What is being asked: Word for word, copy all the data and drop the pictures.

——————————

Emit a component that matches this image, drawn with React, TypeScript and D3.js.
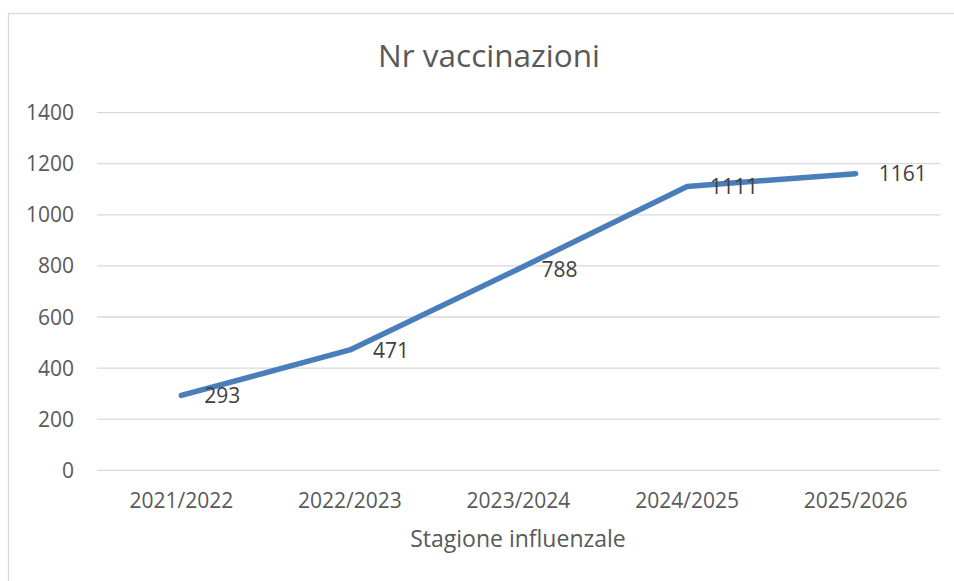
import * as d3 from "d3";

const seasons = ["2021/2022", "2022/2023", "2023/2024", "2024/2025", "2025/2026"];
const vaccinations = [293, 471, 788, 1111, 1161];
const yTicks = [0, 200, 400, 600, 800, 1000, 1200, 1400];

const chartTitle = "Nr vaccinazioni";
const xTitle = "Stagione influenzale";

export default function App() {
	const width = 954;
	const height = 581;
	const plot = { left: 97, right: 940, top: 112.6, bottom: 470.3 };

	const x = d3.scaleBand().domain(seasons).range([plot.left, plot.right]);
	const y = d3.scaleLinear().domain([0, 1400]).range([plot.bottom, plot.top]);

	const cx = (s: string) => (x(s) as number) + x.bandwidth() / 2;

	const line = d3
		.line<number>()
		.x((_, i) => cx(seasons[i]))
		.y((d) => y(d));

	const font = "'Open Sans', sans-serif";
	const textColor = "#595959";

	return (
		<svg
			width={width}
			height={height}
			style={{ position: "absolute", left: 0, top: 0, background: "#fff" }}
			fontFamily={font}
		>
			<rect x={0} y={0} width={width} height={height} fill="#fff" />
			{/* chart frame, clipped by the window on the right and bottom */}
			<rect x={8.5} y={13.5} width={1000} height={700} fill="none" stroke="#d9d9d9" strokeWidth={1.3} />

			<text x={489} y={67} textAnchor="middle" fontSize={31.5} fill={textColor}>
				{chartTitle}
			</text>

			{yTicks.map((t) => (
				<g key={t}>
					<line x1={plot.left} x2={plot.right} y1={y(t)} y2={y(t)} stroke="#d9d9d9" strokeWidth={1.3} />
					<text x={74} y={y(t)} dy="0.36em" textAnchor="end" fontSize={21} fill={textColor}>
						{t}
					</text>
				</g>
			))}

			{seasons.map((s) => (
				<text key={s} x={cx(s)} y={508} textAnchor="middle" fontSize={21} fill={textColor}>
					{s}
				</text>
			))}

			<text x={518} y={547} textAnchor="middle" fontSize={23} fill={textColor}>
				{xTitle}
			</text>

			<path
				d={line(vaccinations) ?? ""}
				fill="none"
				stroke="#4a7ebb"
				strokeWidth={5.5}
				strokeLinecap="round"
				strokeLinejoin="round"
			/>

			{vaccinations.map((v, i) => (
				<text
					key={i}
					x={cx(seasons[i]) + 23}
					y={y(v)}
					dy="0.36em"
					fontSize={21}
					fill="#404040"
				>
					{v}
				</text>
			))}
		</svg>
	);
}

——————————

The output:
Emit a component that matches this image, drawn with React, TypeScript and D3.js.
import * as d3 from "d3";

const seasons = ["2021/2022", "2022/2023", "2023/2024", "2024/2025", "2025/2026"];
const vaccinations = [293, 471, 788, 1111, 1161];
const yTicks = [0, 200, 400, 600, 800, 1000, 1200, 1400];

const chartTitle = "Nr vaccinazioni";
const xTitle = "Stagione influenzale";

export default function App() {
	const width = 954;
	const height = 581;
	const plot = { left: 97, right: 940, top: 112.6, bottom: 470.3 };

	const x = d3.scaleBand().domain(seasons).range([plot.left, plot.right]);
	const y = d3.scaleLinear().domain([0, 1400]).range([plot.bottom, plot.top]);

	const cx = (s: string) => (x(s) as number) + x.bandwidth() / 2;

	const line = d3
		.line<number>()
		.x((_, i) => cx(seasons[i]))
		.y((d) => y(d));

	const font = "'Open Sans', sans-serif";
	const textColor = "#595959";

	return (
		<svg
			width={width}
			height={height}
			style={{ position: "absolute", left: 0, top: 0, background: "#fff" }}
			fontFamily={font}
		>
			<rect x={0} y={0} width={width} height={height} fill="#fff" />
			{/* chart frame, clipped by the window on the right and bottom */}
			<rect x={8.5} y={13.5} width={1000} height={700} fill="none" stroke="#d9d9d9" strokeWidth={1.3} />

			<text x={489} y={67} textAnchor="middle" fontSize={31.5} fill={textColor}>
				{chartTitle}
			</text>

			{yTicks.map((t) => (
				<g key={t}>
					<line x1={plot.left} x2={plot.right} y1={y(t)} y2={y(t)} stroke="#d9d9d9" strokeWidth={1.3} />
					<text x={74} y={y(t)} dy="0.36em" textAnchor="end" fontSize={21} fill={textColor}>
						{t}
					</text>
				</g>
			))}

			{seasons.map((s) => (
				<text key={s} x={cx(s)} y={508} textAnchor="middle" fontSize={21} fill={textColor}>
					{s}
				</text>
			))}

			<text x={518} y={547} textAnchor="middle" fontSize={23} fill={textColor}>
				{xTitle}
			</text>

			<path
				d={line(vaccinations) ?? ""}
				fill="none"
				stroke="#4a7ebb"
				strokeWidth={5.5}
				strokeLinecap="round"
				strokeLinejoin="round"
			/>

			{vaccinations.map((v, i) => (
				<text
					key={i}
					x={cx(seasons[i]) + 23}
					y={y(v)}
					dy="0.36em"
					fontSize={21}
					fill="#404040"
				>
					{v}
				</text>
			))}
		</svg>
	);
}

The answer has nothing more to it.